As part of a session at last year’s Dreamforce, Amit Kulkarni, Co-Founder of Do.com (formerly Manymoon), spoke on the topic of productivity for the small business owner. While acknowledging the emergence of social media as exciting new channels for sales, and service, Kulkarni says that they’ve also created potentially greater demand for a small business team’s time. “Especially as a business owner, you’re working across multiple departments, and so it becomes really important, how you actually manage your time and how you work across all of this in a sane way.”
From his years working with tens of thousands of small businesses, Kulkarni offers up a list of three major factors for improving small business productivity and drive more sales.
Kulkarni makes note of three problems with some of the more analog approaches to organization and productivity which small business owners should watch out for.
1. They’re not social. “Small business owners are often working with contractors or people outside the organization, so if you want to work with an accountant in Florida or an engineer in Southern California, how do you share your information with them? It becomes incredibly difficult. It becomes doubly difficult if you consider that they’re using their own productivity systems as well.”

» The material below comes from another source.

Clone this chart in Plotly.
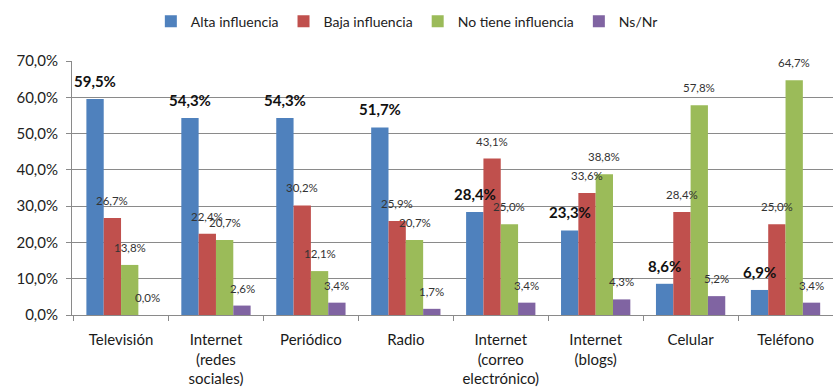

2. They’re not mobile. “As a small business owner, you are basically on the go all the time. If you work in a large enterprise, it’s a 9-5 job. As a small business owner, when you’re at home, you’re working. When you’re on vacation, you’re working. You really need productivity tools that are mobile that go with you, wherever you are.”
He uses an example of a construction team he worked with. They were about to install doors at a new home only to have the home buyers change their minds on design at the last minute. With mobile, the foreman was able to receive a notification on his phone before unpacking the unwanted doors, saving plenty of time and wasted effort.
3. They add more work than they solve. This is the cardinal sin of productivity. “Some of these tools require a fair amount of management work. Ideally, you really want a tool that will actually automate a lot of your learnings and your processes along the way.” To highlight this fault, he makes mention of a client who, before moving to more social/mobile tools, had hired an employee dedicated solely to managing a large set of whiteboards in their offices.
Kulkarni says it’s essential for small business owners to use the same tools at home that they use on the job. “As a small business owner you’re working all the time. You’re working at 9 AM, 1 PM, 5 PM, at 7 or 8 PM. If someone asks you for a file when you’re at home, the worst thing that can happen is if your file systems are in the office and you have no way of accessing them.”
“A lot of these tools, such as Dropbox, Skype, or task management apps like Do and others, you can access them anywhere. More importantly, all of them have a free component which is critical. As a small business owner, very often when you’re using contract accountants, or contract office admins, or contract insurance brokers that you want to loop in. If you have to pay every single time, it’s just not going to be feasible for your business. Having a free component and a cloud-based component is really important so you don’t have to spend too much time on IT as well.”
“Continuous learning and continuous involvement; that phrase is used a lot with large enterprise customers but it’s actually very applicable to small businesses.”
As an example, Amit refers to a client, the School of Rock, a Chicago-based company which teaches kids how to play music. As the school aims at launching more franchise locations, they’ve learned to reproduce their successes through templates.
“Every single school has a set of tasks that they need to go through. There are IT tasks, financial tasks, there is setting up a merchant account form, getting them a credit card reader or terminal, and so on. There’s a bunch of marketing referral programs that they like to have every franchise owner go through as well.”
“They started with a very rudimentary template of a set of tasks that go into opening up a school and over time, they‘ve improved that template. It’s gotten to the point that that template is solid. They actually know exactly how much time it takes to ship Chromebooks to the franchise owners, turn them on, and get everyone enabled on a Google Apps account. They’ve gotten to the point that next year as a small company, they’re actually planning on opening one school per week with a set of these productivity tools. That’s tremendous.”